Overview: A man is haunted by a book and becomes obsessed with The Number 23. New Line Cinema; 2007; Rated R; 101 Minutes.
How the Hell (a theory): I can’t figure out how a movie like this gets made, but I have a theory. Two assistants are rushing from different angles toward the same street corner. One carries the script for Fight Club. The other carries the script for Darren Aronofsky’s Pi. Boom! They crash into each and pages fly everywhere. The first assistant, the one in the most hurry, grabs as many pages as he can. He reads them, “Ah, shit!” He says, “Half of these pages are about an unhinged man manifesting a fictional reality to cope and the other half are about a man who becomes unstable through obsession with a number! Screw it, Mr. Schumacher can work with anything!” It’s only halfway back to his boss’s office that he realizes that he’s grabbed… EXACTLY 23 PAGES FROM EACH SCRIPT!

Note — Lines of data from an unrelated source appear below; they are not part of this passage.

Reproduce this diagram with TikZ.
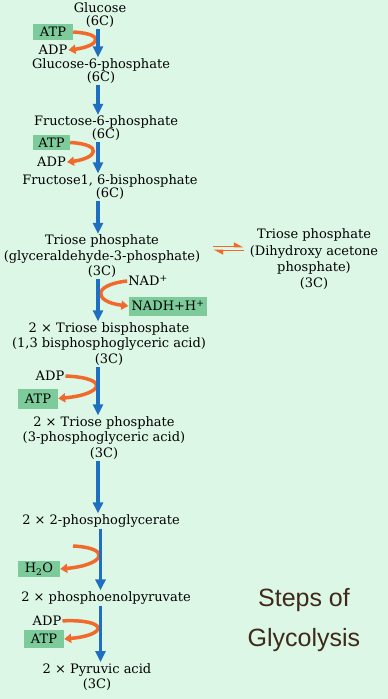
\documentclass[tikz,border=0pt]{standalone}
\usepackage{fontspec}
\setmainfont{DejaVu Serif}
\newfontfamily\titlefont{Liberation Sans}
\usetikzlibrary{arrows.meta, positioning}
\definecolor{bggreen}{HTML}{DCF7E6}
\definecolor{boxgreen}{HTML}{7DCB9A}
\definecolor{glyblue}{HTML}{1E6FC2}
\definecolor{glyorange}{HTML}{F26A2B}
\definecolor{titlebrown}{HTML}{3F2A1A}

\begin{document}
\begin{tikzpicture}[
      x=1pt, y=-1pt,
      compound/.style={align=center, inner sep=1pt, font=\fontsize{13}{15.5}\selectfont},
      tight/.style={font=\fontsize{13}{13}\selectfont},
      side_label/.style={inner sep=1pt, font=\fontsize{13}{15}\selectfont},
      cofactor_box/.style={rectangle, fill=boxgreen, minimum height=16pt, minimum width=40pt, inner xsep=3pt, inner ysep=1pt, font=\fontsize{13}{15}\selectfont},
      main_line/.style={draw=glyblue, line width=3.5pt, -{Triangle[width=10pt,length=11pt]}},
      side_line/.style={draw=glyorange, line width=3.5pt, -{Triangle[width=9pt,length=7pt]}},
      eq_line/.style={draw=glyorange, line width=1.8pt, -{Triangle[left,width=8pt,length=8pt]}}
  ]

  \fill [bggreen] (0,0) rectangle (388,699);
  \useasboundingbox (0,0) rectangle (388,699);

  \node [compound, tight] (glc) at (100,15.5) {Glucose\\(6C)};
  \node [compound, tight] (g6p) at (101,71) {Glucose-6-phosphate\\(6C)};
  \node [compound, tight] (f6p) at (106,128.5) {Fructose-6-phosphate\\(6C)};
  \node [compound, tight] (f16bp) at (110,187) {Fructose1, 6-bisphosphate\\(6C)};
  \node [compound] (gap) at (102,256.5) {Triose phosphate\\(glyceraldehyde-3-phosphate)\\(3C)};
  \node [compound, font=\fontsize{13}{16.3}\selectfont] (dhap) at (314,259.5) {Triose phosphate\\(Dihydroxy acetone\\phosphate)\\(3C)};
  \node [compound] (bpg) at (109,344) {2 × Triose bisphosphate\\(1,3 bisphosphoglyceric acid)\\(3C)};
  \node [compound] (pga3) at (104,438) {2 × Triose phosphate\\(3-phosphoglyceric acid)\\(3C)};
  \node [compound] (pga2) at (101,521) {2 × 2-phosphoglycerate};
  \node [compound] (pep) at (106,598) {2 × phosphoenolpyruvate};
  \node [compound] (pyr) at (97,677) {2 × Pyruvic acid\\(3C)};
  \node [align=center, font=\titlefont\fontsize{25}{40}\selectfont, text=titlebrown] (title) at (304,620) {Steps of\\Glycolysis};

  \node [cofactor_box] (atp1) at (53,32) {ATP};
  \node [side_label, below=4pt of atp1] (adp1) {ADP};
  \node [cofactor_box, minimum width=37pt, minimum height=15pt] (atp2) at (51.5,142.5) {ATP};
  \node [side_label, below=6pt of atp2] (adp2) {ADP};
  \node [side_label] (nad) at (148,281) {NAD\textsuperscript{+}};
  \node [cofactor_box, minimum height=19pt] (nadh) at (168,306) {NADH+H\textsuperscript{+}};
  \node [side_label] (adp3) at (50,376) {ADP};
  \node [cofactor_box, minimum height=20pt] (atp3) at (38,398.5) {ATP};
  \node [cofactor_box, minimum width=42pt] (h2o) at (39,569) {H\textsubscript{2}O};
  \node [cofactor_box, minimum height=18pt] (atp4) at (44,639) {ATP};
  \node [side_label, above=3pt of atp4, xshift=3pt] (adp4) {ADP};

  \coordinate (spine) at (98,0);
  \coordinate (h2o_in) at (73,546);

  \path [side_line] (atp1.east) .. controls +(34,2) and +(30,-4) .. (adp1.east);
  \path [side_line] (atp2.east) .. controls +(34,2) and +(30,-4) .. (adp2.east);
  \path [side_line] (nad.west) .. controls +(-36,4) and +(-34,-4) .. (nadh.west);
  \path [side_line] (adp3.east) .. controls +(46,2) and +(44,-4) .. (atp3.east);
  \path [side_line] (h2o_in) .. controls +(40,2) and +(44,-4) .. (h2o.east);
  \path [side_line] (adp4.east) .. controls +(46,-2) and +(44,-4) .. (atp4.east);

  \path [main_line] (glc.south -| spine) -- (g6p.north -| spine);
  \path [main_line] (g6p.south -| spine) -- (f6p.north -| spine);
  \path [main_line] (f6p.south -| spine) -- (f16bp.north -| spine);
  \path [main_line] (f16bp.south -| spine) -- (gap.north -| spine);
  \path [main_line] (gap.south -| spine) -- (bpg.north -| spine);
  \path [main_line] (bpg.south -| spine) -- (pga3.north -| spine);
  \path [main_line] (pga3.south -| spine) -- (pga2.north -| spine);
  \path [main_line] ([xshift=2.5pt]pga2.south -| spine) -- ([xshift=2.5pt]pep.north -| spine);
  \path [main_line] ([xshift=2.5pt]pep.south -| spine) -- ([xshift=2.5pt]pyr.north -| spine);

  \path [eq_line, shorten <=12pt, shorten >=5pt] ([yshift=10pt]gap.east) -- ([yshift=10pt]gap.east -| dhap.west);
  \path [eq_line, shorten <=5pt, shorten >=12pt] ([yshift=6pt]gap.east -| dhap.west) -- ([yshift=6pt]gap.east);

\end{tikzpicture}
\end{document}
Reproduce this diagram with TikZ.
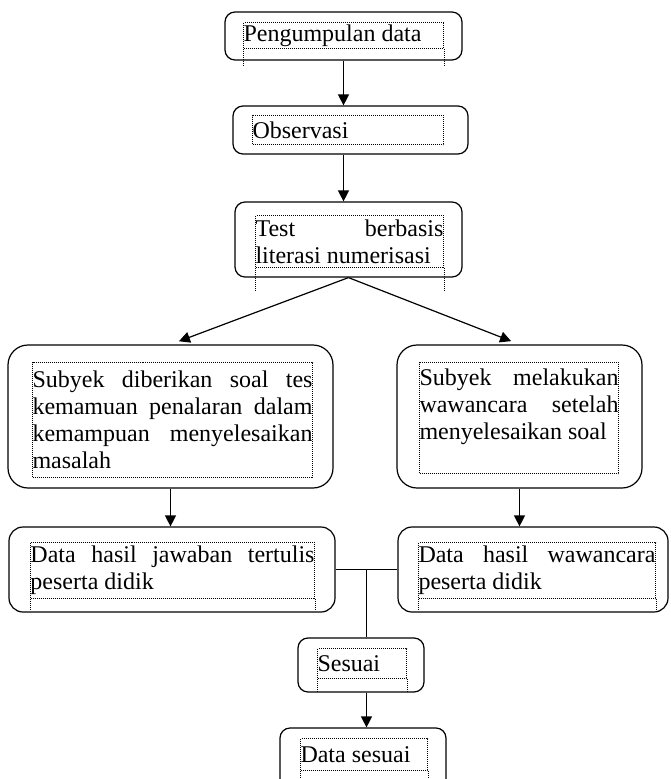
\documentclass[tikz,border=0pt]{standalone}
\usepackage{fontspec}
\setmainfont{Liberation Serif}
\usetikzlibrary{arrows.meta}
\usetikzlibrary{calc}

\begin{document}
\begin{tikzpicture}[x=1pt, y=-1pt,
    box/.style 2 args={draw, rounded corners=10pt, line width=1.2pt, minimum width=#1, minimum height=#2, inner sep=0pt},
    frame/.style 2 args={draw, dash pattern=on 1pt off 1pt, line width=1pt, anchor=north west, inner sep=0pt,
        text width=#1, minimum height=#2, align=justify, font=\fontsize{24}{27}\selectfont},
    tail/.style={dash pattern=on 1pt off 1pt, line width=1pt},
    arr/.style={-{Triangle[length=11pt, width=11pt]}, line width=1.2pt}]
        \useasboundingbox (0,0) rectangle (670,779);

        % Outer boxes
        \node[box={237}{48}] (pd) at (343.5, 36) {};
        \node[box={235}{48}] (ob) at (350.5, 130) {};
        \node[box={227}{75}] (te) at (348.5, 239.5) {};
        \node[box={325}{143}, rounded corners=20pt] (sl) at (170.5, 416.5) {};
        \node[box={245}{143}, rounded corners=20pt] (sr) at (519.5, 416.5) {};
        \node[box={326}{85}, rounded corners=14pt] (dl) at (172, 569.5) {};
        \node[box={270}{85}, rounded corners=14pt] (dr) at (533, 569.5) {};
        \node[box={126}{54}] (se) at (361, 665) {};
        \node[box={166}{72}] (ds) at (363, 764) {};

        % Text frames
        \node[frame={200pt}{26pt}] (fpd) at (243, 22) {Pengumpulan data};
        \node[frame={191pt}{29pt}] (fob) at (252, 115) {Observasi};
        \node[frame={188pt}{52pt}] (fte) at (255, 215) {Test berbasis\linebreak literasi numerisasi};
        \node[frame={280pt}{115pt}] (fsl) at (32, 362) {Subyek diberikan soal tes\linebreak kemamuan penalaran dalam\linebreak kemampuan menyelesaikan\linebreak masalah};
        \node[frame={199pt}{111pt}] (fsr) at (419, 362) {Subyek melakukan\linebreak wawancara setelah\linebreak menyelesaikan soal\par\mbox{}};
        \node[frame={284pt}{56pt}] (fdl) at (30, 542) {Data hasil jawaban tertulis\linebreak peserta didik};
        \node[frame={237pt}{56pt}] (fdr) at (418, 542) {Data hasil wawancara\linebreak peserta didik};
        \node[frame={89pt}{30pt}] (fse) at (317, 648) {Sesuai};
        \node[frame={127pt}{32pt}] (fds) at (300, 738) {Data sesuai};

        % frame edges running on below the text
        \foreach \f/\d in {fpd/17, fte/23, fdl/11, fdr/11, fse/14, fds/12} {
            \draw[tail] (\f.south west) -- ++(0, \d);
            \draw[tail] (\f.south east) -- ++(0, \d);
        }

        \coordinate (mid) at ($(dl.east)!0.5!(dr.west)$);

        \draw[arr] (pd) -- (pd |- ob.north);
        \draw[arr] (ob.south -| pd) -- (te.north -| pd);
        \draw[arr, shorten >=9pt] (te.south) -- (sl.north);
        \draw[arr, shorten >=9pt] (te.south) -- (sr.north);
        \draw[arr] (sl.south) -- (sl.south |- dl.north);
        \draw[arr] (sr.south) -- (sr.south |- dr.north);
        \draw[-, line width=1.2pt] (dl.east) -- (dr.west);
        \draw[-, line width=1.2pt] (mid) -- (mid |- se.north);
        \draw[arr] (mid |- se.south) -- (mid |- ds.north);
    \end{tikzpicture}
\end{document}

The King of Suck: Joel Schumacher sucks in a variety of ways. He sucks at making movies about the most movie-ready superhero of all (He fucked up two different Batman’s, including Clooney’s turn. Clooney is Bruce Wayne). He ignored legal practicality and made a straight suckfest courtroom drama that needed every second of Matthew McConaughey’s melodramatic closing statement and Sam Jackson’s badass testimony breakdown. He put together an action movie with enough racist subtext (sucktext?) to make Paula Deen say “That ain’t right!” But in his Batman movies he had the spectacle. In A Time to Kill, he had a raging Sam L. And even in Falling Down, it was fun to watch an everyman in office attire lose his shit, even if it resulted in him essentially going hunting for minorities. But in The Number 23… straight suckage.
Let’s Measure This: When they asked Jim Carrey if he could play psychotic, he must have misheard it as “Soundgarden” because he broods around this movie doing his best grunge era Chris Cornell impression. His character’s name is Walter Sparrow. The writer of the book? Topsy Kretts. That’s not a joke. The movie looks like David Fincher lost his best movie sets in a poker game to Ed Wood and no one on Woods’ team knew what lights to leave on and what lights to turn off. The Number 23 comes long after M. Night Shyamalan had us all bracing for shitty twist endings, and yet, it goes there, taking half an hour to set up and explain its legendarily stupid surprise. I’d have preferred an ending where Walter attends a Chicago Bulls game in the mid-nineties and just seizures himself into vegetable status.
Overall: If this movie had been sent to the writers of Mystery Science Theater 3000, they would have returned it with a note that said, “Come on. No thanks. We’re not bullies.”